Researchers from the University of Nottingham asked more than 150 parents of children between the ages of 20 months and six-and-a-half to complete a questionnaire about their children’s weaning style and food preferences.
Ninety-two of the children had been allowed to feed themselves with finger foods and 63 had been spoon-fed pureed foods throughout the weaning process.
The findings indicated that children who fed themselves (baby-led weaning) liked carbohydrates more than children who had been spoon-fed. Carbohydrates proved to be the favourite food of the baby-led weaning group, whereas children who were spoon-fed preferred sweet foods.

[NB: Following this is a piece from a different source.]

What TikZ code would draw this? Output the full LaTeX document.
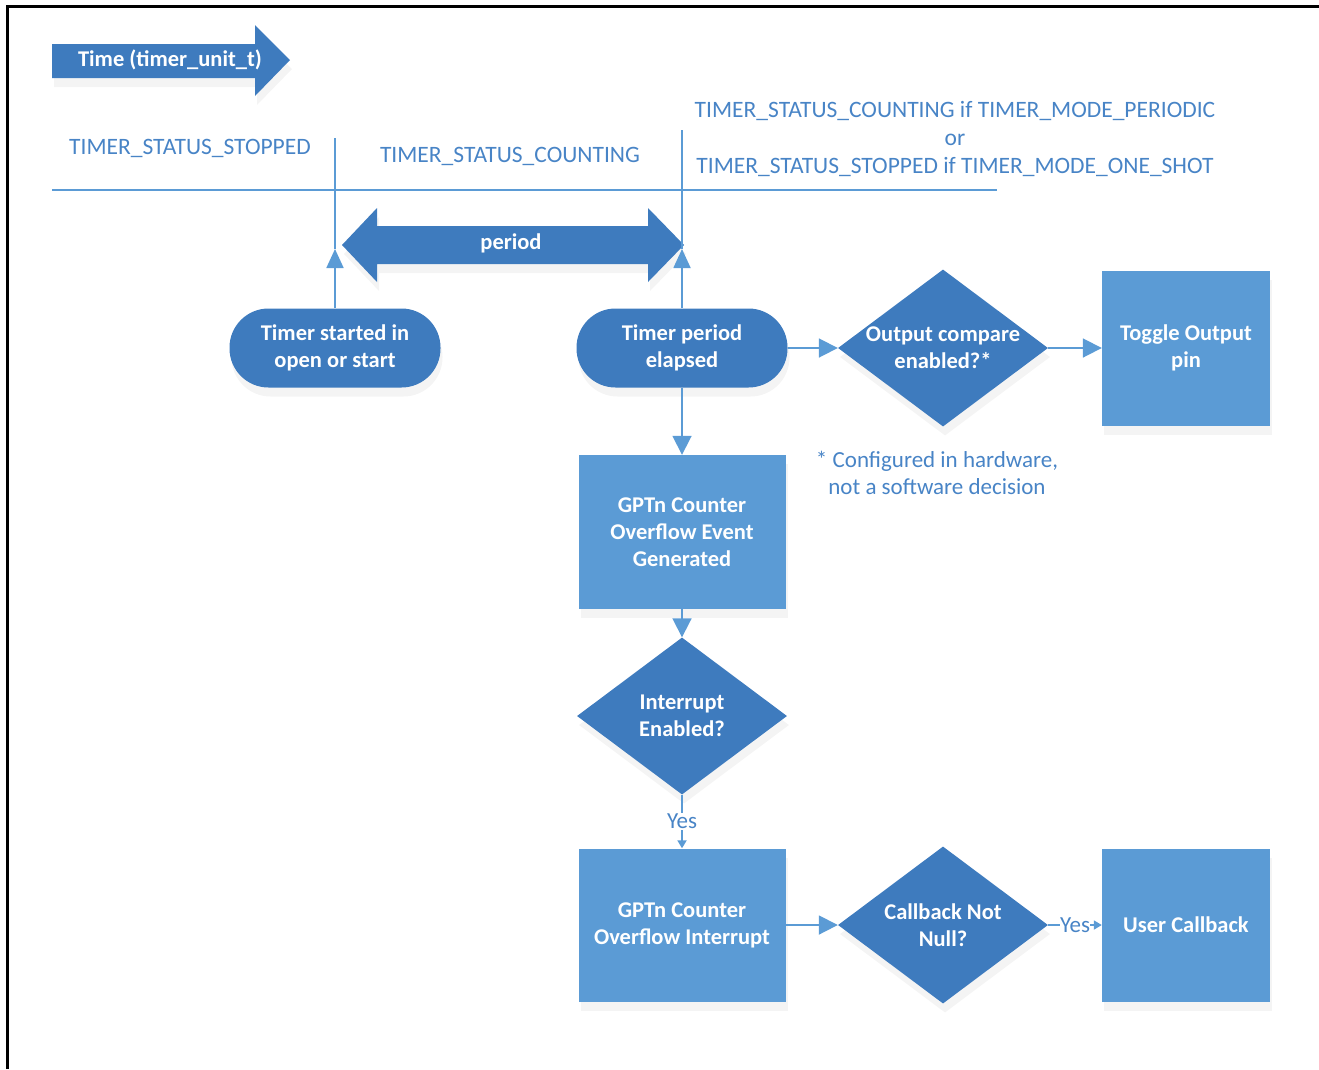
\documentclass[tikz,border=0pt]{standalone}
\usepackage{fontspec}
\setmainfont{Carlito}
\usetikzlibrary{shapes.geometric,arrows.meta,shadows}
\definecolor{darkb}{RGB}{62,123,190}
\definecolor{lightb}{RGB}{91,155,213}
\definecolor{lineb}{RGB}{91,155,213}
\definecolor{labb}{RGB}{72,132,198}
\tikzset{
  softshadow/.style={drop shadow={shadow xshift=2pt,shadow yshift=-9pt,opacity=0.07,fill=black!60}},
  nodetext/.style={text=white,font=\fontsize{22.5}{27}\selectfont\bfseries,align=center},
  term/.style={nodetext,rectangle,rounded corners=39pt,fill=darkb,minimum width=211pt,minimum height=79pt,inner sep=0pt,softshadow},
  decis/.style={nodetext,diamond,fill=darkb,minimum width=210pt,minimum height=157pt,inner sep=-30pt,softshadow},
  procbox/.style={nodetext,rectangle,fill=lightb,inner sep=0pt,softshadow},
  lab/.style={text=labb,font=\fontsize{23.5}{28}\selectfont,align=center,inner sep=0pt},
  conn/.style={draw=lineb,line width=1.8pt,-{Triangle[length=19pt,width=19pt]}},
  smallconn/.style={draw=lineb,line width=1.8pt,-{Triangle[length=8pt,width=9pt]}},
  yeslab/.style={text=labb,font=\fontsize{23}{24}\selectfont,fill=white,inner sep=1pt}
}
\begin{document}
\begin{tikzpicture}[x=1pt,y=-1pt]
\useasboundingbox (0,0) rectangle (1319,1069);
% frame
\draw[black,line width=3pt] (7,1069) -- (7,6) -- (1319,6);
% time arrow
\fill[darkb,softshadow] (52,44) -- (255,44) -- (255,25) -- (290,60) -- (255,96) -- (255,78) -- (52,78) -- cycle;
\node[nodetext] (time) at (170,60) {Time (timer\_unit\_t)};
% status labels
\node[lab] (stopped) at (190,148) {TIMER\_STATUS\_STOPPED};
\node[lab] (counting) at (510,156) {TIMER\_STATUS\_COUNTING};
\node[lab] (after) at (955,139) {TIMER\_STATUS\_COUNTING if TIMER\_MODE\_PERIODIC\\or\\TIMER\_STATUS\_STOPPED if TIMER\_MODE\_ONE\_SHOT};
% timeline
\coordinate (tl0) at (52,190);
\coordinate (tl1) at (997,190);
\draw[lineb,line width=1.8pt] (tl0) -- (tl1);
% period arrow
\fill[darkb,softshadow] (342,245) -- (377,208) -- (377,226) -- (648,226) -- (648,208) -- (684,245) -- (648,282) -- (648,264) -- (377,264) -- (377,282) -- cycle;
\node[nodetext] (period) at (511,243) {period};
% nodes
\node[term] (A) at (335,348) {Timer started in\\open or start};
\node[term] (B) at (682,348) {Timer period\\elapsed};
\node[decis] (C) at (943,348) {Output compare\\enabled?*};
\node[procbox,minimum width=168pt,minimum height=155pt] (D) at (1186,348) {Toggle Output\\pin};
\node[lab,font=\fontsize{23}{27}\selectfont] (note) at (937,473) {* Configured in hardware,\\not a software decision};
\node[procbox,minimum width=207pt,minimum height=154pt] (E) at (682,532) {GPTn Counter\\Overflow Event\\Generated};
\node[decis] (F) at (682,716) {Interrupt\\Enabled?};
\node[procbox,minimum width=207pt,minimum height=153pt] (G) at (682,925) {GPTn Counter\\Overflow Interrupt};
\node[decis] (H) at (943,925) {Callback Not\\Null?};
\node[procbox,minimum width=168pt,minimum height=153pt] (I) at (1186,925) {User Callback};
% timeline ticks
\coordinate (ta) at (335,138);
\coordinate (tb) at (682,130);
\coordinate (ha) at (335,249);
\coordinate (hb) at (682,249);
\draw[lineb,line width=1.8pt] (ta) -- (ha);
\draw[lineb,line width=1.8pt] (tb) -- (hb);
\draw[conn,-{Triangle[length=19pt,width=17pt]}] (A.north) -- (ha);
\draw[conn,-{Triangle[length=19pt,width=17pt]}] (B.north) -- (hb);
% connectors
\draw[conn] (B.east) -- (C.west);
\draw[conn] (C.east) -- (D.west);
\draw[conn] (B.south) -- (E.north);
\draw[conn] (E.south) -- (F.north);
\draw[smallconn] (F.south) -- node[yeslab] (y1) {Yes} (G.north);
\draw[conn] (G.east) -- (H.west);
\draw[smallconn] (H.east) -- node[yeslab,inner xsep=0pt] (y2) {Yes} (I.west);
\end{tikzpicture}
\end{document}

This was despite the fact that children in the spoon-fed group were offered carbohydrates, fruits and vegetables, proteins and whole meats-such as lasagne, more often than the babies who fed themselves.
One reason the authors give for the differences in findings is that carbohydrates, when presented whole like a piece of toast, may enhance a child’s awareness of textures, which they say are lost when food is pureed. They also suggest that the preference for carbohydrates among those weaned on solids could simply be that they are easier to chew than other solid foods such as meat.
They conclude that the findings of the study suggest that baby-led weaning could help ward off obesity in later childhood.
The study, Baby knows best? The impact of weaning style on food preferences and body mass index in early childhood in a case-controlled study, is published in the BMJ Open, an open access journal.